US bans more than 600 connected to Kinahan gang

The United States has banned more than 600 individuals with connections to the Kinahan organized crime gang from entering the country.

The entry ban is specifically aimed at the sport of professional boxing. Its part of a co-ordinated drive by laws enforcement agencies in the US and Europe against the Kinahan organized crime group.

Last month gardaí and the US Treasury Department announced the worldwide financial sanctioning of seven individuals and two companies connected with the Kinahan organized crime gang – a process that would also lead to travel restrictions.

The scale of that travel ban became clear following a meeting in Washington between Assistant Garda Commissioner John O’Driscoll and US Customs and Border Protection.

Assistant Commissioner O’Driscoll told RTÉ News “the number of people who have been denied entry into the US has grown – it is over 600 at this stage – as a consequence of the targeting of the Kinahan organized crime group”.

He said engagement with a number of other jurisdictions have led him to believe that a number of other countries will also deny entry to people on the US list.

“We’re satisfied that the people concerned who are involved in criminality associated with that organized crime group will be denied entry into other jurisdictions, if they were to try and gain entry,” he said

The travel ban appears to be particularly affecting individuals connected with the Kinahans through the world of professional boxing.

Assistant Commissioner O’Driscoll said “what has been displayed as a consequence of the sanctioning is the connection between the Kinahan organized crime group and, for example, sport – and businesses associated with boxing in particular. And its connections with the US are a particular focus of the US authorities.”

Its not just boxing – any businesses and individuals connected with the Kinahan group’s interests are being hit with travel bans.

“Of course, we’ve seen the wide range of other companies associated with those that are sanctioned. And anyone who has any part to play in any of those companies will be prevented from entering the US,” Assistant Commissioner O’Driscoll said.

As well as the financial sanctions announced last month, the US Department of State posted a reward pool of up to $5m for information that could help to prosecute the group.

According to Assistant Commissioner O’Driscoll, that reward pot is yielding information that could assist in prosecutions in a number of jurisdictions.

One of his meeting this week was at the Drugs Enforcement Agency, to set up a system for sharing out the information to ensure it reaches the most appropriate agency to take action.

“We’re satisfied following our meetings here in Washington that there has been considerable interest in that reward scheme to the extent that it requires some logistics around the sharing of the information and evaluating each piece of it.
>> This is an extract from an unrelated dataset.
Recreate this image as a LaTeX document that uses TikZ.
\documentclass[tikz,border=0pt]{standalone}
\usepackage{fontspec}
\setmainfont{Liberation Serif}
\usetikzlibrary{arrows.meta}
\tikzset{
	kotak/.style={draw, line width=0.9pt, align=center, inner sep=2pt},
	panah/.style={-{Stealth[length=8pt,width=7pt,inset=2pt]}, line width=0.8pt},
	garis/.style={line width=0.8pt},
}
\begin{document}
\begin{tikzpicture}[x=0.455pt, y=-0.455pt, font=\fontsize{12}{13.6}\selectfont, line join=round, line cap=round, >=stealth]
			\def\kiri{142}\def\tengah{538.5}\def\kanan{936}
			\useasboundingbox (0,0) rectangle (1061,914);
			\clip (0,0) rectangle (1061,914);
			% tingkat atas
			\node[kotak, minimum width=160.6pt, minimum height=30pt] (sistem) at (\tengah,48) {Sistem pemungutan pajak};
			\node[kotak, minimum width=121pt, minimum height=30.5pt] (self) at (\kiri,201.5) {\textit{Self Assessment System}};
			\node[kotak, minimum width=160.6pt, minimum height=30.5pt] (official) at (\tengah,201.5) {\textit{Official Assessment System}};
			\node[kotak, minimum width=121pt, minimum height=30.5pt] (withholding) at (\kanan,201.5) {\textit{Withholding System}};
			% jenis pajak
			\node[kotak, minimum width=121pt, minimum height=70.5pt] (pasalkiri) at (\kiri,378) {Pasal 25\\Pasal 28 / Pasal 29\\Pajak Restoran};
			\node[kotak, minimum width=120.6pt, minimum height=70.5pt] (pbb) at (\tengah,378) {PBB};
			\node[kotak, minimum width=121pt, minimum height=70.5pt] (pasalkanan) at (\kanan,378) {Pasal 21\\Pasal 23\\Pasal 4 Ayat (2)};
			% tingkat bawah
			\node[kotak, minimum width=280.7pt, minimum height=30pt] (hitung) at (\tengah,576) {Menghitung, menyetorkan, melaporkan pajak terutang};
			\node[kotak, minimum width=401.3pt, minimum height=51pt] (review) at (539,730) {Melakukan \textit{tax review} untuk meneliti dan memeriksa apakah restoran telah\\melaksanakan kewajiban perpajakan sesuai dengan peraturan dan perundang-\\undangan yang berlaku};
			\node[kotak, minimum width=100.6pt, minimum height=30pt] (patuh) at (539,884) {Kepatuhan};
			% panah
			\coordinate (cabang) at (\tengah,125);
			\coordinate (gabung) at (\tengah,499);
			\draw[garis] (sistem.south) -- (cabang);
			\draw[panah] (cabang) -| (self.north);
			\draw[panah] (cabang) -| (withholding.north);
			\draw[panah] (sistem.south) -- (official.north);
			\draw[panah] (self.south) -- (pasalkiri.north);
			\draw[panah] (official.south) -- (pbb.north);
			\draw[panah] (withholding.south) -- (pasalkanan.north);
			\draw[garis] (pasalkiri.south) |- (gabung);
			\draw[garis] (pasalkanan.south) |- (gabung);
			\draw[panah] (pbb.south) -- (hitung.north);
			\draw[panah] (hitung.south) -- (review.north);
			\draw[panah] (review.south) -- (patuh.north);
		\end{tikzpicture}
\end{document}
“The amount is significant. It ranges in quality, but certainly does offer the prospect of additional actions being taken by law enforcement across the globe”.

He said he was satisfied “that there will be additional actions in relation to criminal prosecution, both in Ireland and maybe further afield relating to those who are at the apex of the Kinahan organized crime group”.
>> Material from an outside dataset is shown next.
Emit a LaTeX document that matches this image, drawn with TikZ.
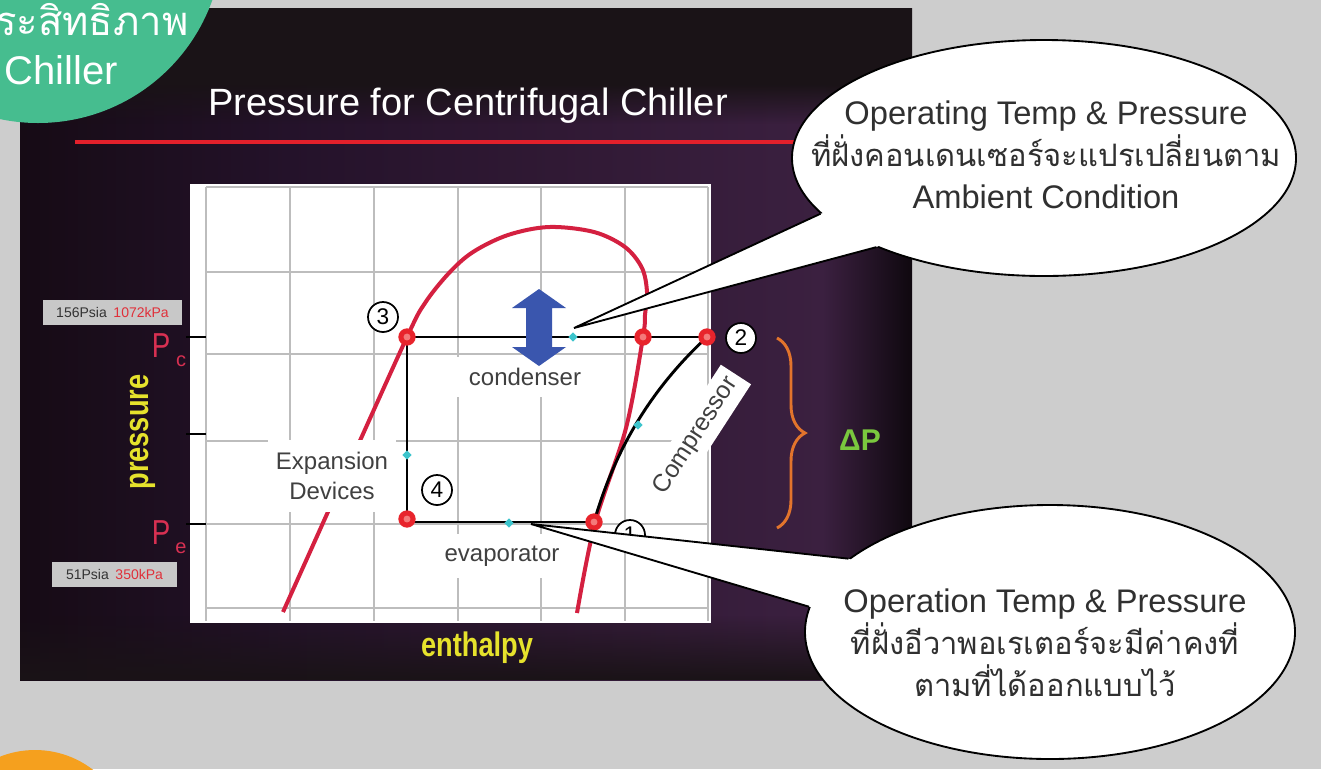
\documentclass[tikz,border=0pt]{standalone}
\usepackage{fontspec}
\setmainfont{Liberation Sans}
\newfontfamily\narrowsans[FakeStretch=0.8]{Liberation Sans}
\newfontfamily\thaifont[Script=Thai]{Loma}
\usetikzlibrary{shapes.geometric,decorations.pathreplacing,fadings,calc}

\definecolor{pagegray}{HTML}{CDCDCD}
\definecolor{badgegreen}{HTML}{46BD8F}
\definecolor{badgeorange}{HTML}{F5A01E}
\definecolor{panelA}{HTML}{160B15}
\definecolor{panelAB}{HTML}{24122A}
\definecolor{panelB}{HTML}{301934}
\definecolor{panelC}{HTML}{3B2040}
\definecolor{panelD}{HTML}{0F080F}
\definecolor{paneltop}{HTML}{1A1317}
\definecolor{titlered}{HTML}{E3202B}
\definecolor{domered}{HTML}{D42040}
\definecolor{dotred}{HTML}{E8242C}
\definecolor{dotshine}{HTML}{F47A7A}
\definecolor{dotcyan}{HTML}{3CC4CC}
\definecolor{arrowblue}{HTML}{3A56AE}
\definecolor{gridgray}{HTML}{BDBDBD}
\definecolor{axisyellow}{HTML}{E6E22C}
\definecolor{pred}{HTML}{D83052}
\definecolor{braceorange}{HTML}{E2742C}
\definecolor{dpgreen}{HTML}{7AC83E}
\definecolor{taggray}{HTML}{C8C8C8}
\definecolor{tagtext}{HTML}{333333}
\definecolor{tagred}{HTML}{E0303A}
\definecolor{labelgray}{HTML}{404040}
\definecolor{bubbleink}{HTML}{303030}

% background glow of the slide panel, dark at both sides
\pgfdeclarehorizontalshading{panelglow}{100bp}{color(0bp)=(panelA); color(25bp)=(panelA); color(40bp)=(panelAB); color(55bp)=(panelB); color(70bp)=(panelC); color(75bp)=(panelD); color(100bp)=(panelD)}
\tikzfading[name=fadedown, top color=transparent!0, bottom color=transparent!100]
\tikzfading[name=fadeup, top color=transparent!100, bottom color=transparent!0]

\begin{document}
\begin{tikzpicture}[x=0.75pt,y=-0.75pt,
  gridline/.style={draw=gridgray, line width=2.2pt},
  cycleline/.style={draw=black, line width=2.2pt},
  chartlabel/.style={fill=white, text=labelgray, inner sep=0pt, align=center,
    font=\fontsize{18}{22.5}\selectfont},
  reddot/.style={circle, fill=dotred, minimum size=13pt, inner sep=0pt,
    path picture={\fill[dotshine] (path picture bounding box.center) circle (2.6pt);}},
  cyandot/.style={diamond, fill=dotcyan, minimum size=7pt, inner sep=0pt},
  statenum/.style={circle, draw=black, line width=1.3pt, fill=white, minimum size=22.5pt,
    inner sep=0pt, font=\fontsize{17}{18}\selectfont},
  tagbox/.style={fill=taggray, inner sep=0pt, font=\fontsize{10.5}{12}\selectfont},
  axislabel/.style={text=axisyellow, font=\narrowsans\bfseries\fontsize{25.5}{28}\selectfont},
  bubble/.style={ellipse, draw=black, fill=white, line width=1.4pt, inner sep=0pt},
  bubbletext/.style={text=bubbleink, align=center, font=\fontsize{24.5}{31.5}\selectfont},
  thailine/.style={font=\thaifont\fontsize{23.2}{31.5}\selectfont},
]
\useasboundingbox (0,0) rectangle (1321,769);
\clip (0,0) rectangle (1321,769);
\fill[pagegray] (0,0) rectangle (1321,769);

% slide panel
\shade[shading=panelglow] (20,8) rectangle (912,680);
\fill[paneltop] (20,8) rectangle (912,84);
\fill[paneltop, path fading=fadedown] (20,84) rectangle (912,124);
\fill[paneltop, path fading=fadeup] (20,615) rectangle (912,680);

% corner badges
\fill[badgegreen] (38,-62) circle[radius=138.75pt];
\node[anchor=west, text=white, inner sep=0pt, font=\thaifont\fontsize{30}{32}\selectfont] (badgethai) at (-5,20) {ระสิทธิภาพ};
\node[anchor=west, text=white, inner sep=0pt, font=\fontsize{30}{32}\selectfont] (badgechiller) at (4,70) {Chiller};
\fill[badgeorange] (35,845) circle[radius=71.25pt];

% title
\node[text=white, font=\fontsize{28.5}{31}\selectfont] (title) at (468,106) {Pressure for Centrifugal Chiller};
\draw[titlered, line width=3.6pt] (75,142) -- (860,142);

% chart area and grid
\fill[white] (190,184) rectangle (711,623);
\foreach \gx in {206,290,374,458,541,625,708} \draw[gridline] (\gx,187) -- (\gx,621);
\foreach \gy in {187,272,354,441,524,608} \draw[gridline] (206,\gy) -- (708,\gy);

% pressure ticks
\draw[cycleline] (186,337) -- (206,337);
\draw[cycleline] (186,434) -- (206,434);
\draw[cycleline] (186,524) -- (206,524);

% saturation dome
\draw[domered, line width=3pt] plot[smooth, tension=0.55] coordinates {(283,612) (345,474) (407,337) (425,303) (449,273) (473,252) (508,235) (549,227) (594,232) (625,247) (642,268) (647,292) (645,315) (643,337) (626,428) (595,523) (577,613)};

% process labels
\node[chartlabel, minimum width=96pt, minimum height=54pt] (expansion) at (332,476) {Expansion\\Devices};
\node[chartlabel, minimum width=125pt, minimum height=30pt] (condenser) at (525,377) {condenser};
\node[chartlabel, minimum width=101pt, minimum height=33pt] (evaporator) at (502,556) {evaporator};
\node[chartlabel, rotate=57, minimum width=110pt, minimum height=27pt, font=\fontsize{18.5}{20}\selectfont] (compressor) at (696,436) {Compressor};

% refrigeration cycle
\coordinate (s1) at (594,522);
\coordinate (s2) at (707,337);
\coordinate (s3) at (407,337);
\coordinate (s4) at (407,519);
\coordinate (sv) at (643,337);
\draw[cycleline] (s3) -- (s2);
\draw[cycleline] (s3) -- (s4);
\draw[cycleline] (s4) |- (s1);
\draw[cycleline] (s1) .. controls (615,450) and (650,390) .. (s2);

\node[cyandot] (midcond) at (573,337) {};
\node[cyandot] (midexp) at (407,455) {};
\node[cyandot] (midevap) at (509,523) {};
\node[cyandot] (midcomp) at (638,425) {};

\node[reddot] (dot1) at (s1) {};
\node[reddot] (dot2) at (s2) {};
\node[reddot] (dot3) at (s3) {};
\node[reddot] (dot4) at (s4) {};
\node[reddot] (dotv) at (sv) {};

% condenser pressure shift
\fill[arrowblue] (539,289) -- (566,308) -- (552,308) -- (552,347) -- (566,347) -- (539,366)
  -- (512,347) -- (526,347) -- (526,308) -- (512,308) -- cycle;

% state numbers
\node[statenum] (n3) at (383,317) {3};
\node[statenum] (n4) at (437,490) {4};
\node[statenum] (n1) at (630,535) {1};
\node[statenum] (n2) at (741,338) {2};

% axis annotations
\node[tagbox, minimum width=104pt, minimum height=19pt] (tagc) at (112.5,312.5) {\textcolor{tagtext}{156Psia}\hspace{5pt}\textcolor{tagred}{1072kPa}};
\node[tagbox, minimum width=94pt, minimum height=19pt] (tage) at (114.5,574.5) {\textcolor{tagtext}{51Psia}\hspace{5pt}\textcolor{tagred}{350kPa}};
\node[text=pred, inner sep=0pt, font=\narrowsans\fontsize{26}{28}\selectfont] (pc) at (161,346) {P};
\node[text=pred, inner sep=0pt, font=\fontsize{15}{16}\selectfont] (pcsub) at (181,361) {c};
\node[text=pred, inner sep=0pt, font=\narrowsans\fontsize{26}{28}\selectfont] (pe) at (161,533) {P};
\node[text=pred, inner sep=0pt, font=\fontsize{15}{16}\selectfont] (pesub) at (181,548) {e};
\node[axislabel, rotate=90] (ylabel) at (143,432) {pressure};
\node[axislabel] (xlabel) at (477,648) {enthalpy};

% pressure difference
\coordinate (bracetop) at (777,338);
\coordinate (bracebot) at (777,528);
\draw[braceorange, line width=2.2pt, decorate, decoration={brace, amplitude=21pt}] (bracetop) -- (bracebot);
\node[text=dpgreen, font=\bfseries\fontsize{22.5}{24}\selectfont] (deltap) at (860,440) {ΔP};

% callout: condenser side
\node[bubble, minimum width=378pt, minimum height=177pt] (calloutA) at (1044,158) {};
\coordinate (tipA) at (574,328);
\fill[white] (tipA) -- (calloutA.194) -- ($(calloutA.194)!6pt!(calloutA.center)$)
  -- ($(calloutA.208)!6pt!(calloutA.center)$) -- (calloutA.208) -- cycle;
\draw[line width=1.4pt] (calloutA.194) -- (tipA) -- (calloutA.208);
\node[bubbletext] (textA) at (1046,155) {Operating Temp \& Pressure\\{\thaifont\fontsize{23.2}{31.5}\selectfont ที่ฝั่งคอนเดนเซอร์จะแปรเปลี่ยนตาม}\\Ambient Condition};

% callout: evaporator side
\node[bubble, minimum width=367.5pt, minimum height=190.5pt] (calloutB) at (1050,632) {};
\coordinate (tipB) at (531,524);
\fill[white] (tipB) -- (calloutB.160) -- ($(calloutB.160)!6pt!(calloutB.center)$)
  -- ($(calloutB.174)!6pt!(calloutB.center)$) -- (calloutB.174) -- cycle;
\draw[line width=1.4pt] (calloutB.160) -- (tipB) -- (calloutB.174);
\node[bubbletext] (textB) at (1045,643) {Operation Temp \& Pressure\\{\thaifont\fontsize{23.2}{31.5}\selectfont ที่ฝั่งอีวาพอเรเตอร์จะมีค่าคงที่}\\{\thaifont\fontsize{23.2}{31.5}\selectfont ตามที่ได้ออกแบบไว้}};
\end{tikzpicture}
\end{document}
Assistant Commissioner O’Driscoll said that in follow-up talks with colleagues at Europe and the US agencies the initiative unveiled at City Hall in Dublin last month “is now described as a potential template for taking on other organized crime groups that have a transnational aspect to them.

“That is spoken about both here in Washington and in the Hague in terms of Europe’s interest in how we went about our business in this particular project,” he said.

Under Commissioner Drew Harris, An Garda Síochána has expanded its “liaison network” of officers stationed in other countries – which now includes Washington DC and Bogota, in Colombia.

The officers liaison are tasked with engaging with law enforcement agencies in North, central and South America to ensure better co-ordination in operations targeting particular criminals and crime groups.

The Assistant Commissioner and the head of the Garda Anti-Drugs and Organized Crime Bureau, Detective Chief Superintendent Seamus Coleman, visited the DEA special operations division, the Customs and Border Protection agencies National Targeting Center and the Treasury Department’s Office of Foreign Asset Control (OFAC) ).

As well as official agency business, Assistant Commissioner O’Driscoll attended the annual Peace Officers Commemoration, which took place on Capitol Hill, and was addressed by US President Joe Biden.

Its a part of the US National Police Week. The Commemoration was established by President John F Kennedy in 1962.

An Garda Síochána, which marks the centenary of its founding this year, was invited to participate in a wreath laying ceremony on behalf of international law enforcement agencies.

“It’s an event that serves to remind us of the tragic consequences of criminal activity by those engaged in serious and organized crime,” Mr O’Driscoll said, adding that “it gives us an opportunity to demonstrate that those people who we remember today have not lost their lives in vain, and we are determined to continue the pursuit of serving our communities, protecting them from serious and organized crime”.

“We also recall today all the members of An Garda Síochána who died in the line of duty, and indeed people like Private Kelly, a member of our Defense Forces who died in Ballinamore, along with Recruit Garda Gary Sheehan.

“We remember all those who have died in pursuit of protecting communities in Ireland. And I have an opportunity in representing International Law enforcement to recall colleagues that we have worked with in Europe and further afield in protecting those who are vulnerable to the activities of organised. crime”, he said.